◆ Exercise: Omit pictures and quote the listing below line by line, from its start through the line that holds "0.90, 0.96, 1.0]".

◆ Data shown:
================================

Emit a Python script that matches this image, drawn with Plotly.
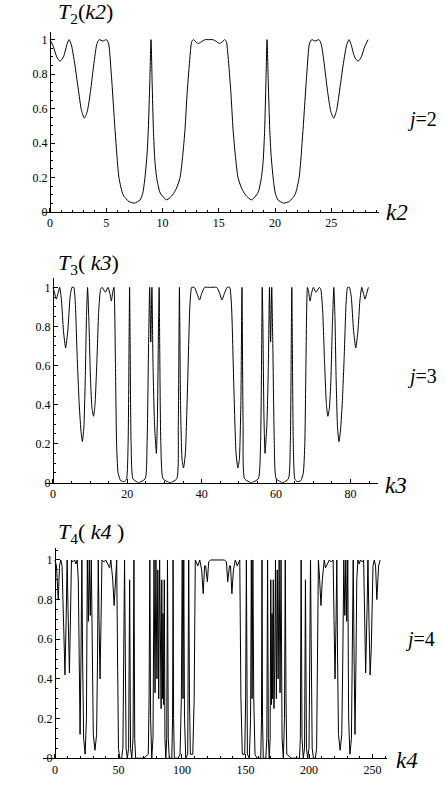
import plotly.graph_objects as go

# ---------------- data ----------------
k2 = [0, 0.3, 0.6, 0.89, 1.2, 1.5, 1.69, 1.9, 2.2, 2.5, 2.8, 3.05, 3.3, 3.6, 3.9, 4.15, 4.36, 4.7, 5.0, 5.2,
      5.45, 5.78, 6.13, 6.5, 7.0, 7.5, 8.0, 8.25, 8.44, 8.62, 8.74, 8.87, 8.98, 9.08, 9.19, 9.32, 9.48, 9.8,
      10.37, 10.9, 11.25, 11.56, 11.8, 12.0, 12.2, 12.44, 12.6, 12.75, 13.0, 13.2, 13.5, 13.8,
      14.14,
      14.47, 14.77, 15.07, 15.27, 15.52, 15.67, 15.83, 16.07, 16.27, 16.47, 16.71, 17.02, 17.37, 17.9, 18.47,
      18.79, 18.95, 19.08, 19.19, 19.29, 19.4, 19.53, 19.65, 19.83, 20.02, 20.27, 20.77, 21.27, 21.77, 22.14,
      22.49, 22.82, 23.07, 23.27, 23.57, 23.91, 24.12, 24.37, 24.67, 24.97, 25.22, 25.47, 25.77, 26.07, 26.37,
      26.58, 26.77, 27.07, 27.38, 27.67, 27.97, 28.27]
T2 = [1.0, 0.96, 0.90, 0.875, 0.90, 0.97, 1.0, 0.97, 0.86, 0.72, 0.59, 0.545, 0.58, 0.70, 0.86, 0.97, 1.0, 0.992,
      1.0, 0.98, 0.80, 0.48, 0.20, 0.10, 0.062, 0.052, 0.07, 0.11, 0.20, 0.33, 0.48, 0.75, 1.0, 0.75, 0.48,
      0.30, 0.20, 0.11, 0.071, 0.10, 0.14, 0.20, 0.33, 0.48, 0.70, 0.90, 0.99, 1.0, 0.985, 0.978, 0.99, 1.0,
      1.0,
      1.0, 0.99, 0.978, 0.985, 1.0, 0.99, 0.90, 0.70, 0.48, 0.33, 0.20, 0.14, 0.10, 0.071, 0.11, 0.20, 0.30,
      0.48, 0.75, 1.0, 0.75, 0.48, 0.33, 0.20, 0.11, 0.07, 0.052, 0.062, 0.10, 0.20, 0.48, 0.80, 0.98, 1.0,
      0.992, 1.0, 0.97, 0.86, 0.70, 0.58, 0.545, 0.59, 0.72, 0.86, 0.97, 1.0, 0.97, 0.90, 0.875, 0.90, 0.96, 1.0]

k3 = [0, 0.45, 0.9, 1.35, 1.8, 2.3, 2.8, 3.4, 4.0, 4.6, 5.1, 5.6, 6.0, 6.5, 7.0, 7.5, 7.9, 8.3, 8.7, 9.0,
      9.3, 9.7, 10.1, 10.5, 10.9, 11.3, 11.8, 12.3, 12.8, 13.2, 14.1, 14.8, 15.3, 15.7, 16.1, 16.4, 16.8, 17.1,
      17.5, 18.2, 19.2, 19.8, 20.2, 20.45, 20.6, 20.75, 21.0, 21.5, 23.0, 24.8, 25.3, 25.7, 26.0, 26.3, 26.6,
      26.9, 27.3, 27.8, 28.1, 28.4, 28.55, 28.7, 29.0, 29.6, 31.5, 33.3, 33.7, 34.0, 34.3, 34.7, 35.1, 35.6,
      36.2, 36.8, 37.3, 38.0, 38.7, 39.4, 40.0, 40.8,
      42.41,
      44.02, 44.82, 45.42, 46.12, 46.82, 47.52, 48.02, 48.62, 49.22, 49.72, 50.12, 50.52, 50.82, 51.12, 51.52,
      53.32, 55.22, 55.82, 56.12, 56.27, 56.42, 56.72, 57.02, 57.52, 57.92, 58.22, 58.52, 58.82, 59.12, 59.52,
      60.02, 61.82, 63.32, 63.82, 64.07, 64.22, 64.37, 64.62, 65.02, 65.62, 66.62, 67.32, 67.72, 68.02, 68.42,
      68.72, 69.12, 69.52, 70.02, 70.72, 71.62, 72.02, 72.52, 73.02, 73.52, 73.92, 74.32, 74.72, 75.12, 75.52,
      75.82, 76.12, 76.52, 76.92, 77.32, 77.82, 78.32, 78.82, 79.22, 79.72, 80.22, 80.82, 81.42, 82.02, 82.52,
      83.02, 83.47, 83.92, 84.37, 84.82]
T3 = [1.0, 0.97, 0.94, 0.97, 1.0, 0.93, 0.78, 0.69, 0.78, 0.95, 1.0, 1.0, 0.92, 0.65, 0.42, 0.27, 0.21, 0.28,
      0.55, 0.85, 1.0, 0.8, 0.52, 0.38, 0.34, 0.40, 0.62, 0.88, 0.99, 1.0, 0.975, 1.0, 0.97, 0.93, 0.98, 1.0,
      0.6, 0.2, 0.05, 0.01, 0.005, 0.02, 0.2, 0.7, 1.0, 0.7, 0.2, 0.02, 0.0, 0.02, 0.2, 0.7, 1.0, 0.72, 1.0,
      0.6, 0.3, 0.15, 0.35, 0.85, 1.0, 0.7, 0.2, 0.02, 0.0, 0.02, 0.3, 1.0, 0.4, 0.12, 0.075, 0.15, 0.5, 0.9,
      1.0, 1.0, 0.97, 0.935, 0.97, 1.0,
      1.0,
      1.0, 0.97, 0.935, 0.97, 1.0, 1.0, 0.9, 0.5, 0.15, 0.075, 0.12, 0.4, 1.0, 0.3, 0.02, 0.0, 0.02, 0.2, 0.7,
      1.0, 0.85, 0.35, 0.15, 0.3, 0.6, 1.0, 0.72, 1.0, 0.7, 0.2, 0.02, 0.0, 0.02, 0.2, 0.7, 1.0, 0.7, 0.2,
      0.02, 0.005, 0.01, 0.05, 0.2, 0.6, 1.0, 0.98, 0.93, 0.97, 1.0, 0.975, 1.0, 0.99, 0.88, 0.62, 0.40, 0.34,
      0.38, 0.52, 0.8, 1.0, 0.85, 0.55, 0.28, 0.21, 0.27, 0.42, 0.65, 0.92, 1.0, 1.0, 0.95, 0.78, 0.69, 0.78,
      0.93, 1.0, 0.97, 0.94, 0.97, 1.0]

k4 = [0, 1.2, 2.6, 3.6, 4.6, 5.6, 6.3, 7.0, 7.9, 8.8, 9.6, 10.3, 11.4, 12.2, 13.0, 14.0, 15.5, 16.5, 17.5,
      18.4, 19.0, 19.8, 20.5, 21.2, 21.8, 22.6, 23.8, 24.8, 25.5, 26.3, 27.0, 27.8, 28.6, 29.4, 30.2, 31.5,
      32.8, 33.5, 34.1, 34.7, 35.5, 36.3, 37.0, 38.5, 40, 41.5, 43, 44, 45.5, 46.6, 47.6, 48.6, 49.3, 50, 51,
      52.5, 53.5, 54.3, 54.8, 55.3, 56, 57, 58, 58.8, 59.5, 60.5, 61.5, 62.2, 62.8, 63.5, 70, 73.5, 74.1, 74.7,
      75.3, 76.2, 77.2, 78.0, 78.8, 79.5, 80.3, 81.0, 81.7, 82.4, 83.0, 83.6, 84.1, 84.6, 85.1, 85.6, 86.1,
      86.6, 87.3, 88.0, 88.6, 89.2, 90, 92, 92.6, 93.0, 93.4, 94, 97, 98.5, 99.5, 100.2, 100.8, 101.4, 102,
      103, 104.5, 105.3, 105.9, 106.6, 108.5, 109.6, 110.5, 112.5, 114, 115.5, 116.7, 117.8, 118.6, 120, 121,
      122.5,
      128,
      133.5, 135, 136, 137.4, 138.2, 139.3, 140.5, 142, 143.5, 145.5, 146.4, 147.5, 149.4, 150.1, 150.7,
      151.5, 153, 154, 154.6, 155.2, 155.8, 156.5, 157.5, 159, 162, 162.6, 163.0, 163.4, 164, 166, 166.8,
      167.4, 168.0, 168.7, 169.4, 169.9, 170.4, 170.9, 171.4, 171.9, 172.4, 173.0, 173.6, 174.3, 175.0, 175.7,
      176.5, 177.2, 178.0, 178.8, 179.8, 180.7, 181.3, 181.9, 182.5, 186, 192.5, 193.2, 193.8, 194.5, 195.5,
      196.5, 197.2, 198, 199, 200, 200.7, 201.2, 201.7, 202.5, 203.5, 205, 206, 206.7, 207.4, 208.4, 209.4,
      210.5, 212, 213, 214.5, 216, 217.5, 219.0, 219.7, 220.5, 221.3, 221.9, 222.5, 223.2, 224.5, 225.8,
      226.6, 227.4, 228.2, 229.0, 229.7, 230.5, 231.2, 232.2, 233.4, 234.2, 234.8, 235.5, 236.2, 237.0, 237.6,
      238.5, 239.5, 240.5, 242.0, 243.0, 243.8, 244.6, 245.7, 246.4, 247.2, 248.1, 249.0, 249.7, 250.4, 251.4,
      252.4, 253.4, 254.8, 256]
T4 = [1.0, 0.97, 0.80, 0.97, 1.0, 0.97, 0.8, 0.55, 0.42, 0.7, 1.0, 0.75, 0.43, 0.7, 1.0, 0.99, 1.0, 0.98, 1.0,
      0.9, 0.5, 0.12, 0.5, 1.0, 0.5, 0.1, 0.02, 0.2, 1.0, 0.69, 1.0, 0.72, 1.0, 0.5, 0.12, 0.04, 0.12, 0.5,
      1.0, 0.7, 0.4, 0.7, 1.0, 0.99, 1.0, 0.98, 0.96, 1.0, 0.9, 0.77, 0.9, 1.0, 0.5, 0.05, 0.0, 0.0, 0.05,
      0.6, 1.0, 0.6, 0.05, 0.0, 0.05, 0.9, 0.05, 0.0, 0.1, 1.0, 0.1, 0.0, 0.0, 0.02, 0.3, 1.0, 0.2, 0.0, 0.1,
      1.0, 0.33, 1.0, 0.4, 0.95, 0.3, 1.0, 0.45, 0.25, 0.9, 0.3, 0.73, 0.27, 0.9, 0.1, 0.0, 0.1, 1.0, 0.1,
      0.0, 0.0, 0.2, 1.0, 0.2, 0.0, 0.0, 0.02, 0.3, 1.0, 0.3, 1.0, 0.2, 0.0, 0.02, 1.0, 0.3, 0.02, 0.02, 0.3,
      1.0, 0.97, 1.0, 0.95, 0.83, 0.97, 0.97, 0.89, 0.99, 1.0,
      1.0,
      1.0, 0.99, 0.89, 0.97, 0.97, 0.83, 0.95, 1.0, 0.97, 1.0, 0.3, 0.02, 0.02, 0.3, 1.0, 0.02, 0.0, 0.2, 1.0,
      0.3, 1.0, 0.3, 0.02, 0.0, 0.0, 0.2, 1.0, 0.2, 0.0, 0.0, 0.1, 1.0, 0.1, 0.0, 0.1, 0.9, 0.27, 0.73, 0.3,
      0.9, 0.25, 0.45, 1.0, 0.3, 0.95, 0.4, 1.0, 0.33, 1.0, 0.1, 0.0, 0.2, 1.0, 0.3, 0.02, 0.0, 0.0, 0.1, 1.0,
      0.1, 0.0, 0.05, 0.9, 0.05, 0.0, 0.05, 0.6, 1.0, 0.6, 0.05, 0.0, 0.0, 0.05, 0.5, 1.0, 0.9, 0.77, 0.9,
      1.0, 0.96, 0.98, 1.0, 0.99, 1.0, 0.7, 0.4, 0.7, 1.0, 0.5, 0.12, 0.04, 0.12, 0.5, 1.0, 0.72, 1.0, 0.69,
      1.0, 0.2, 0.02, 0.1, 0.5, 1.0, 0.5, 0.12, 0.5, 0.9, 1.0, 0.98, 1.0, 0.99, 1.0, 0.7, 0.43, 0.75, 1.0,
      0.7, 0.42, 0.55, 0.8, 0.97, 1.0, 0.97, 0.80, 0.97, 1.0]

x_ticks_2 = [0, 5, 10, 15, 20, 25]
x_ticks_3 = [0, 20, 40, 60, 80]
x_ticks_4 = [0, 50, 100, 150, 200, 250]
y_ticks = [0, 0.2, 0.4, 0.6, 0.8, 1]
y_tick_text = ["0", "0.2", "0.4", "0.6", "0.8", "1"]

# ---------------- layout helpers ----------------
W, H = 446, 787
SERIF = "Liberation Serif"


def px(x):
    return x / W


def py(y):
    return 1 - y / H


fig = go.Figure()
fig.add_trace(go.Scatter(x=k2, y=T2, mode="lines", line=dict(color="black", width=1, shape="spline", smoothing=0.6),
                         xaxis="x", yaxis="y", showlegend=False))
fig.add_trace(go.Scatter(x=k3, y=T3, mode="lines", line=dict(color="black", width=1, shape="spline", smoothing=0.5),
                         xaxis="x2", yaxis="y2", showlegend=False))
fig.add_trace(go.Scatter(x=k4, y=T4, mode="lines", line=dict(color="black", width=1),
                         xaxis="x3", yaxis="y3", showlegend=False))

tickfont = dict(family=SERIF, size=12, color="black")


def xaxis(dom, rng, ticks, minor, yname):
    return dict(domain=dom, range=rng, anchor=yname, showline=True, linecolor="black", linewidth=1,
                showgrid=False, zeroline=False, tickmode="array", tickvals=ticks,
                ticktext=[str(t) for t in ticks], ticks="inside", ticklen=4, tickcolor="black",
                tickfont=tickfont, minor=dict(dtick=minor, ticks="inside", ticklen=2, tickcolor="black",
                                              showgrid=False))


def yaxis(dom, rng, pos):
    return dict(domain=dom, range=rng, anchor="free", position=pos, showline=True, linecolor="black",
                linewidth=1, showgrid=False, zeroline=False, tickmode="array", tickvals=y_ticks,
                ticktext=y_tick_text, ticks="inside", ticklen=4, tickcolor="black", tickfont=tickfont,
                minor=dict(dtick=0.05, ticks="inside", ticklen=2, tickcolor="black", showgrid=False))


fig.update_layout(
    width=W, height=H, margin=dict(l=0, r=0, t=0, b=0),
    paper_bgcolor="white", plot_bgcolor="rgba(0,0,0,0)",
    font=dict(family=SERIF, color="black"),
    xaxis=xaxis([px(43), px(379)], [-0.62, 29.24], x_ticks_2, 1, "y"),
    yaxis=yaxis([py(214), py(32)], [0, 1.046], px(50)),
    xaxis2=xaxis([px(45.7), px(378)], [-1.96, 87.4], x_ticks_3, 5, "y2"),
    yaxis2=yaxis([py(487), py(280.7)], [0, 1.047], px(53)),
    xaxis3=xaxis([px(43), px(387)], [-9.4, 261.4], x_ticks_4, 10, "y3"),
    yaxis3=yaxis([py(765), py(553)], [0, 1.06], px(55)),
)

ann = []


def add_text(text, x, y, size, xanchor="center"):
    ann.append(dict(text=text, x=px(x), y=py(y), xref="paper", yref="paper", showarrow=False,
                    xanchor=xanchor, yanchor="middle", font=dict(family=SERIF, size=size, color="black")))


add_text("<i>T</i><sub>2</sub>(<i>k2</i>)", 56, 13, 22, "left")
add_text("<i>T</i><sub>3</sub>( <i>k3</i>)", 56, 266, 22, "left")
add_text("<i>T</i><sub>4</sub>( <i>k4</i> )", 56, 538, 22, "left")
add_text("<i>k2</i>", 397, 214, 23)
add_text("<i>k3</i>", 396, 490, 23)
add_text("<i>k4</i>", 407, 767, 23)
add_text("<i>j</i>=2", 422, 121, 20)
add_text("<i>j</i>=3", 422, 380, 20)
add_text("<i>j</i>=4", 420, 645, 20)
fig.update_layout(annotations=ann)

fig.write_html(
    "out.html",
    config={"displayModeBar": False},
    post_script="document.body.style.margin='0';document.body.style.padding='0';"
                "document.documentElement.style.overflow='hidden';document.body.style.overflow='hidden';",
)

================================

◆ Answer to this task:
Emit a Python script that matches this image, drawn with Plotly.
import plotly.graph_objects as go

# ---------------- data ----------------
k2 = [0, 0.3, 0.6, 0.89, 1.2, 1.5, 1.69, 1.9, 2.2, 2.5, 2.8, 3.05, 3.3, 3.6, 3.9, 4.15, 4.36, 4.7, 5.0, 5.2,
      5.45, 5.78, 6.13, 6.5, 7.0, 7.5, 8.0, 8.25, 8.44, 8.62, 8.74, 8.87, 8.98, 9.08, 9.19, 9.32, 9.48, 9.8,
      10.37, 10.9, 11.25, 11.56, 11.8, 12.0, 12.2, 12.44, 12.6, 12.75, 13.0, 13.2, 13.5, 13.8,
      14.14,
      14.47, 14.77, 15.07, 15.27, 15.52, 15.67, 15.83, 16.07, 16.27, 16.47, 16.71, 17.02, 17.37, 17.9, 18.47,
      18.79, 18.95, 19.08, 19.19, 19.29, 19.4, 19.53, 19.65, 19.83, 20.02, 20.27, 20.77, 21.27, 21.77, 22.14,
      22.49, 22.82, 23.07, 23.27, 23.57, 23.91, 24.12, 24.37, 24.67, 24.97, 25.22, 25.47, 25.77, 26.07, 26.37,
      26.58, 26.77, 27.07, 27.38, 27.67, 27.97, 28.27]
T2 = [1.0, 0.96, 0.90, 0.875, 0.90, 0.97, 1.0, 0.97, 0.86, 0.72, 0.59, 0.545, 0.58, 0.70, 0.86, 0.97, 1.0, 0.992,
      1.0, 0.98, 0.80, 0.48, 0.20, 0.10, 0.062, 0.052, 0.07, 0.11, 0.20, 0.33, 0.48, 0.75, 1.0, 0.75, 0.48,
      0.30, 0.20, 0.11, 0.071, 0.10, 0.14, 0.20, 0.33, 0.48, 0.70, 0.90, 0.99, 1.0, 0.985, 0.978, 0.99, 1.0,
      1.0,
      1.0, 0.99, 0.978, 0.985, 1.0, 0.99, 0.90, 0.70, 0.48, 0.33, 0.20, 0.14, 0.10, 0.071, 0.11, 0.20, 0.30,
      0.48, 0.75, 1.0, 0.75, 0.48, 0.33, 0.20, 0.11, 0.07, 0.052, 0.062, 0.10, 0.20, 0.48, 0.80, 0.98, 1.0,
      0.992, 1.0, 0.97, 0.86, 0.70, 0.58, 0.545, 0.59, 0.72, 0.86, 0.97, 1.0, 0.97, 0.90, 0.875, 0.90, 0.96, 1.0]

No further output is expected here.